Junto a la penosa derrota militar de América y la OTAN, hay un conjunto de fuerzas que empujan al mundo occidental hacia el abismo. En primer lugar, el daño ideológico causado por el liberalismo, para el que el libre mercado es la piedra angular del progreso y de la libertad. Desde los años 80 y 90 se abraza la ideología de la globalización porque se creía que el mercado, además de bienes, producía libertad. Pero ya sabemos que no es así: China ha sido capaz de generar un capitalismo de Estado, autoritario. Y otros países, como los del Golfo, quieren ser ricos pero no occidentales. Esto es, si hay alternativas al modelo capitalista occidental.

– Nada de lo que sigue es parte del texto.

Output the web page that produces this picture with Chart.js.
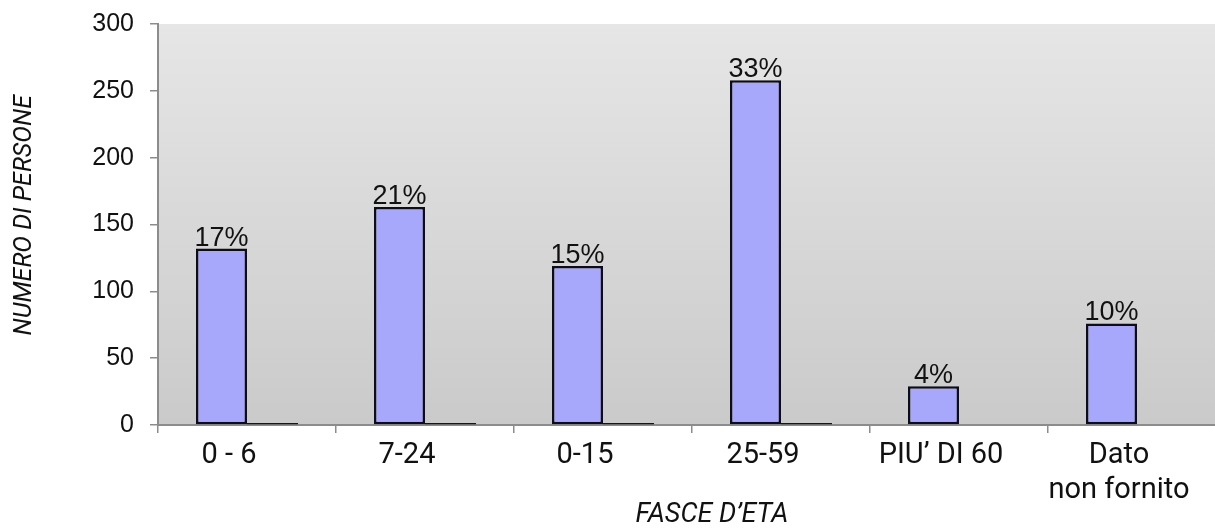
<!DOCTYPE html>
<html>
<head>
<meta charset="utf-8">
<script src="https://cdn.jsdelivr.net/npm/chart.js@4.4.1/dist/chart.umd.min.js"></script>
<style>
    html, body { margin: 0; padding: 0; background: #fff; overflow: hidden; }
    #chart-container { position: relative; width: 1226px; height: 529px; }
</style>
</head>
<body>
<div id="chart-container"><canvas id="fasce_eta_chart"></canvas></div>
<script>
'use strict';
// data
const categories = ['0 - 6', '7-24', '0-15', '25-59', 'PIU’ DI 60', ['Dato', 'non fornito']];
const persone = [132, 163, 119, 258, 29, 76];
const serieVuota = [0, 0, 0, 0, null, null];
const percentuali = ['17%', '21%', '15%', '33%', '4%', '10%'];
const yTicks = [0, 50, 100, 150, 200, 250, 300];

const axisColor = '#8c8c8c';
const titleFont = "'Liberation Sans Narrow', 'Roboto', sans-serif";

// gray gradient behind the plot area
const plotBackground = {
    id: 'plotBackground',
    beforeDraw: (chart) => {
        const {ctx, chartArea: a} = chart;
        let grad = ctx.createLinearGradient(0, a.top, 0, a.bottom);
        grad.addColorStop(0, '#e6e6e6');
        grad.addColorStop(1, '#cacaca');
        ctx.save();
        ctx.fillStyle = grad;
        ctx.fillRect(a.left, a.top, a.right - a.left, a.bottom - a.top);
        ctx.restore();
    },
};

// percentage above each bar of the first series
const barLabels = {
    id: 'barLabels',
    afterDatasetsDraw: (chart) => {
        const ctx = chart.ctx;
        const meta = chart.getDatasetMeta(0);
        ctx.save();
        ctx.font = "27px 'Liberation Sans', Arial, sans-serif";
        ctx.fillStyle = '#111';
        ctx.textAlign = 'center';
        ctx.textBaseline = 'alphabetic';
        meta.data.forEach((bar, i) => {
            ctx.fillText(percentuali[i], bar.x, bar.y - 3);
        });
        ctx.restore();
    },
};

let ctx = document.getElementById('fasce_eta_chart').getContext('2d');

new Chart(ctx, {
    type: 'bar',
    data: {
        labels: categories,
        datasets: [
            {
                data: persone,
                backgroundColor: '#a7a7fb',
                borderColor: '#0c0c1c',
                borderWidth: 2.5,
                borderSkipped: false,
                categoryPercentage: 0.573,
                barPercentage: 1,
            },
            {
                data: serieVuota,
                backgroundColor: '#151515',
                borderWidth: 0,
                minBarLength: 2,
                categoryPercentage: 0.573,
                barPercentage: 1,
            }],
    },
    options: {
        responsive: true,
        maintainAspectRatio: false,
        animation: false,
        layout: {
            padding: {top: 24, right: 0, bottom: 0, left: 0},
        },
        plugins: {
            legend: {display: false},
            tooltip: {enabled: false},
        },
        scales: {
            x: {
                afterFit: (scale) => { scale.height = 104; },
                grid: {
                    display: true,
                    drawOnChartArea: false,
                    tickLength: 8,
                    color: axisColor,
                    lineWidth: 1.5,
                },
                border: {display: true, color: axisColor, width: 2},
                ticks: {
                    color: '#111',
                    padding: 6,
                    labelOffset: -18,
                    maxRotation: 0,
                    autoSkip: false,
                    font: {family: 'Roboto', size: 29, lineHeight: 1.18},
                },
                title: {
                    display: true,
                    text: '      FASCE D’ETA',
                    color: '#111',
                    font: {family: titleFont, size: 27, style: 'italic', lineHeight: 1},
                    padding: {top: 0, bottom: 0},
                },
            },
            y: {
                min: 0,
                max: 300,
                afterFit: (scale) => {
                    scale.width = 158;
                    // labels sit inside the top padding, don't push the plot down
                    scale.paddingTop = 0;
                    scale.paddingBottom = 0;
                },
                afterBuildTicks: (axis) => {
                    axis.ticks = yTicks.map(v => ({value: v}));
                },
                grid: {
                    display: true,
                    drawOnChartArea: false,
                    tickLength: 8,
                    color: axisColor,
                    lineWidth: 1.5,
                },
                border: {display: true, color: axisColor, width: 2},
                ticks: {
                    color: '#111',
                    padding: 16,
                    font: {family: "'Liberation Sans', Arial, sans-serif", size: 25},
                },
                title: {
                    display: true,
                    text: '   NUMERO DI PERSONE',
                    color: '#111',
                    font: {family: titleFont, size: 25, style: 'italic', lineHeight: 1.2},
                    padding: {top: 10, bottom: 0},
                },
            },
        },
    },
    plugins: [plotBackground, barLabels],
});
</script>
</body>
</html>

En segundo lugar, está también el daño del ecologismo. Hasta ahora las naciones competían y se medían por su nivel de riqueza relativo. Y en gran parte del mundo sigue siendo así. China, sin ir más lejos, pone todas sus piezas para adelantar económica y tecnológicamente a los Estados Unidos en unos pocos años. Y, sin embargo, en el campo occidental se ha desarrollado una mentalidad preservacionista que defiende la desindustrialización, dejar de comer carne (y producirla), consumir lo menos posible y, ahora, no encender la luz. O sea, todo lo contrario al crecimiento, el progreso y la riqueza. Una concepción que nos llevará a ser más pobres y, además, no solventará los problemas derivados de la actividad económica del resto del mundo, pero que nos dejará más débiles y a merced de los más ricos.
En tercer lugar tenemos la muerte de la privacidad. Las nuevas tecnologías que nos prometían empoderar al individuo han servido, en realidad, para que el Estado y quien pueda pagar por el big data que se produce cada segundo controlen lo que se hace, lo que se piensa y lo que se desea. El totalitarismo ha encontrado por fin los instrumentos con que afianzarse. De ahí que sea tan difícil ahora hacer caer regímenes dictatoriales. Los medios de comunicación, otrora un poder de control de los Gobiernos, son ya tentáculos al servicio del poder. Lo hemos podido comprobar claramente durante la pandemia. Acabar con la separación de poderes y con la diferencia entre espacio público y privado es ir contra las raíces del capitalismo democrático.
Por último está el miramiento permanente que conlleva el movimiento woke, que no tiene nada que ver con la forma asiática de cocinar las verduras, sino con una ideología de rechazo global de lo que somos los occidentales, y que promueve la trivialización extrema y la confrontación de unos grupos contra otros. Los blancos serían los opresores de las minorías; los hombres, los de las mujeres; los heteros, los de los homosexuales, y así con todo. Sorprendentemente, su éxito sólo es explicable por la tentación victimizante de individuos que no quieren arriesgarse ni sacrificarse para ser algo, sino que aspiran a que alguien les compense por el daño de los demás. La rabia y el odio sustituyen al esfuerzo y al trabajo, lo opuesto a la mentalidad capitalista.
Todo esto augura un final nada feliz para el sistema occidental, la Cristiandad, que hemos conocido. Y aunque se podrá decir que estas tendencias ya estaban antes de la caída de Kabul, la forma como se ha producido ésta las acelerará. Porque aún queda un último punto esencial de nuestra decadencia: la negación y el rechazo de nuestras propias raíces judeocristianas y el papel que desempeña en nuestras vidas la religión, se sea creyente, practicante o ateo. La larga y paciente victoria de los talibanes muestra no solo cómo la religión es la base de una gran estrategia, sino que da fuerza y esperanza. Justo lo que los occidentales hemos perdido del todo.